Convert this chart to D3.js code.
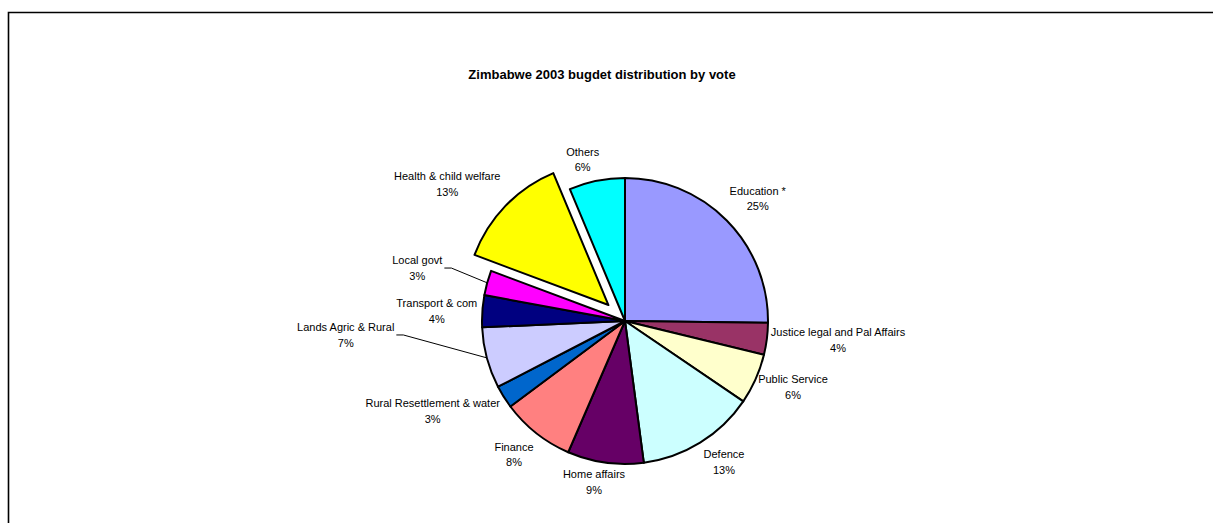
<!DOCTYPE html>
<html>
<head>
<meta charset="utf-8">
<script src="https://cdn.jsdelivr.net/npm/d3@7"></script>
<style>
  html, body { margin: 0; padding: 0; background: #fff; }
  svg { display: block; }
  text { font-family: Arial, "Liberation Sans", sans-serif; fill: #000; }
</style>
</head>
<body>
<svg id="chart" width="1213" height="523"></svg>
<script>
// ---- data ----
const title = "Zimbabwe 2003 bugdet distribution by vote";
const categories = [
  "Education *", "Justice legal and Pal Affairs", "Public Service", "Defence",
  "Home affairs", "Finance", "Rural Resettlement & water", "Lands Agric & Rural",
  "Transport & com", "Local govt", "Health & child welfare", "Others"
];
const shares = [25.2, 3.6, 5.7, 13.4, 8.6, 8.3, 2.6, 6.9, 3.6, 2.8, 13.0, 6.3];
const colors = [
  "#9999FF", "#993366", "#FFFFCC", "#CCFFFF", "#660066", "#FF8080",
  "#0066CC", "#CCCCFF", "#000080", "#FF00FF", "#FFFF00", "#00FFFF"
];
const explodedCategories = ["Health & child welfare"];
const leaderLineCategories = ["Local govt", "Lands Agric & Rural"];

// ---- layout (label offsets from each slice's outer arc point) ----
const labelOffsets = {
  "Education *": [31, -22.2],
  "Justice legal and Pal Affairs": [71.1, 1.1],
  "Public Service": [37.3, 8],
  "Defence": [23.9, 19.3],
  "Home affairs": [-11.3, 19.4],
  "Finance": [-22.3, 21.3],
  "Rural Resettlement & water": [-71.1, 14.1],
  "Lands Agric & Rural": [-141.1, -22.9],
  "Transport & com": [-45.6, -0.1],
  "Local govt": [-69.9, -14.8],
  "Health & child welfare": [-58.2, -21.7],
  "Others": [-14.2, -21.5]
};

const W = 1213, H = 523;
const cx = 625, cy = 321, R = 143, explodeDist = 23;

const svg = d3.select("#chart");

// frame
svg.append("path")
  .attr("d", `M8.5,${H} V12.5 H${W}`)
  .attr("fill", "none")
  .attr("stroke", "#000")
  .attr("stroke-width", 1.6);

// title
svg.append("text")
  .attr("x", 602)
  .attr("y", 78.5)
  .attr("text-anchor", "middle")
  .attr("font-size", 13)
  .attr("font-weight", "bold")
  .text(title);

const data = categories.map((c, i) => ({ name: c, value: shares[i], color: colors[i] }));
const total = d3.sum(shares);

const pie = d3.pie().value(d => d.value).sort(null);
const arcs = pie(data);
const arcGen = d3.arc().innerRadius(0).outerRadius(R);

const g = svg.append("g").attr("transform", `translate(${cx},${cy})`);

function offsetOf(a) {
  if (!explodedCategories.includes(a.data.name)) return [0, 0];
  const m = (a.startAngle + a.endAngle) / 2;
  return [explodeDist * Math.sin(m), -explodeDist * Math.cos(m)];
}
function outerPoint(a) {
  const m = (a.startAngle + a.endAngle) / 2;
  const o = offsetOf(a);
  return [o[0] + R * Math.sin(m), o[1] - R * Math.cos(m)];
}

g.selectAll("path.slice")
  .data(arcs)
  .join("path")
  .attr("class", "slice")
  .attr("d", arcGen)
  .attr("transform", d => { const o = offsetOf(d); return `translate(${o[0]},${o[1]})`; })
  .attr("fill", d => d.data.color)
  .attr("stroke", "#000")
  .attr("stroke-width", 2)
  .attr("stroke-linejoin", "round");

const pctFmt = v => Math.round(v / total * 100) + "%";

const labels = g.selectAll("g.label")
  .data(arcs)
  .join("g")
  .attr("class", "label")
  .attr("transform", d => {
    const p = outerPoint(d);
    const off = labelOffsets[d.data.name];
    return `translate(${p[0] + off[0]},${p[1] + off[1]})`;
  });

labels.append("text")
  .attr("class", "name")
  .attr("text-anchor", "middle")
  .attr("font-size", 11)
  .attr("y", -3.7)
  .text(d => d.data.name);

labels.append("text")
  .attr("text-anchor", "middle")
  .attr("font-size", 11)
  .attr("y", 12)
  .text(d => pctFmt(d.data.value));

// leader lines
arcs.filter(a => leaderLineCategories.includes(a.data.name)).forEach(a => {
  const p = outerPoint(a);
  const off = labelOffsets[a.data.name];
  const lx = p[0] + off[0], ly = p[1] + off[1];
  const node = labels.filter(d => d === a).select("text.name").node();
  const w = node.getComputedTextLength();
  const x0 = lx + w / 2 + 2;
  g.append("path")
    .attr("d", `M${x0},${ly} H${x0 + 7} L${p[0]},${p[1]}`)
    .attr("fill", "none")
    .attr("stroke", "#000")
    .attr("stroke-width", 1);
});
</script>
</body>
</html>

■ **WORK INSTRUCTIONS**
Write out the whole listing again, exactly, with no pictures.

■ **COMPLETE RESPONSE**
Convert this chart to D3.js code.
<!DOCTYPE html>
<html>
<head>
<meta charset="utf-8">
<script src="https://cdn.jsdelivr.net/npm/d3@7"></script>
<style>
  html, body { margin: 0; padding: 0; background: #fff; }
  svg { display: block; }
  text { font-family: Arial, "Liberation Sans", sans-serif; fill: #000; }
</style>
</head>
<body>
<svg id="chart" width="1213" height="523"></svg>
<script>
// ---- data ----
const title = "Zimbabwe 2003 bugdet distribution by vote";
const categories = [
  "Education *", "Justice legal and Pal Affairs", "Public Service", "Defence",
  "Home affairs", "Finance", "Rural Resettlement & water", "Lands Agric & Rural",
  "Transport & com", "Local govt", "Health & child welfare", "Others"
];
const shares = [25.2, 3.6, 5.7, 13.4, 8.6, 8.3, 2.6, 6.9, 3.6, 2.8, 13.0, 6.3];
const colors = [
  "#9999FF", "#993366", "#FFFFCC", "#CCFFFF", "#660066", "#FF8080",
  "#0066CC", "#CCCCFF", "#000080", "#FF00FF", "#FFFF00", "#00FFFF"
];
const explodedCategories = ["Health & child welfare"];
const leaderLineCategories = ["Local govt", "Lands Agric & Rural"];

// ---- layout (label offsets from each slice's outer arc point) ----
const labelOffsets = {
  "Education *": [31, -22.2],
  "Justice legal and Pal Affairs": [71.1, 1.1],
  "Public Service": [37.3, 8],
  "Defence": [23.9, 19.3],
  "Home affairs": [-11.3, 19.4],
  "Finance": [-22.3, 21.3],
  "Rural Resettlement & water": [-71.1, 14.1],
  "Lands Agric & Rural": [-141.1, -22.9],
  "Transport & com": [-45.6, -0.1],
  "Local govt": [-69.9, -14.8],
  "Health & child welfare": [-58.2, -21.7],
  "Others": [-14.2, -21.5]
};

const W = 1213, H = 523;
const cx = 625, cy = 321, R = 143, explodeDist = 23;

const svg = d3.select("#chart");

// frame
svg.append("path")
  .attr("d", `M8.5,${H} V12.5 H${W}`)
  .attr("fill", "none")
  .attr("stroke", "#000")
  .attr("stroke-width", 1.6);

// title
svg.append("text")
  .attr("x", 602)
  .attr("y", 78.5)
  .attr("text-anchor", "middle")
  .attr("font-size", 13)
  .attr("font-weight", "bold")
  .text(title);

const data = categories.map((c, i) => ({ name: c, value: shares[i], color: colors[i] }));
const total = d3.sum(shares);

const pie = d3.pie().value(d => d.value).sort(null);
const arcs = pie(data);
const arcGen = d3.arc().innerRadius(0).outerRadius(R);

const g = svg.append("g").attr("transform", `translate(${cx},${cy})`);

function offsetOf(a) {
  if (!explodedCategories.includes(a.data.name)) return [0, 0];
  const m = (a.startAngle + a.endAngle) / 2;
  return [explodeDist * Math.sin(m), -explodeDist * Math.cos(m)];
}
function outerPoint(a) {
  const m = (a.startAngle + a.endAngle) / 2;
  const o = offsetOf(a);
  return [o[0] + R * Math.sin(m), o[1] - R * Math.cos(m)];
}

g.selectAll("path.slice")
  .data(arcs)
  .join("path")
  .attr("class", "slice")
  .attr("d", arcGen)
  .attr("transform", d => { const o = offsetOf(d); return `translate(${o[0]},${o[1]})`; })
  .attr("fill", d => d.data.color)
  .attr("stroke", "#000")
  .attr("stroke-width", 2)
  .attr("stroke-linejoin", "round");

const pctFmt = v => Math.round(v / total * 100) + "%";

const labels = g.selectAll("g.label")
  .data(arcs)
  .join("g")
  .attr("class", "label")
  .attr("transform", d => {
    const p = outerPoint(d);
    const off = labelOffsets[d.data.name];
    return `translate(${p[0] + off[0]},${p[1] + off[1]})`;
  });

labels.append("text")
  .attr("class", "name")
  .attr("text-anchor", "middle")
  .attr("font-size", 11)
  .attr("y", -3.7)
  .text(d => d.data.name);

labels.append("text")
  .attr("text-anchor", "middle")
  .attr("font-size", 11)
  .attr("y", 12)
  .text(d => pctFmt(d.data.value));

// leader lines
arcs.filter(a => leaderLineCategories.includes(a.data.name)).forEach(a => {
  const p = outerPoint(a);
  const off = labelOffsets[a.data.name];
  const lx = p[0] + off[0], ly = p[1] + off[1];
  const node = labels.filter(d => d === a).select("text.name").node();
  const w = node.getComputedTextLength();
  const x0 = lx + w / 2 + 2;
  g.append("path")
    .attr("d", `M${x0},${ly} H${x0 + 7} L${p[0]},${p[1]}`)
    .attr("fill", "none")
    .attr("stroke", "#000")
    .attr("stroke-width", 1);
});
</script>
</body>
</html>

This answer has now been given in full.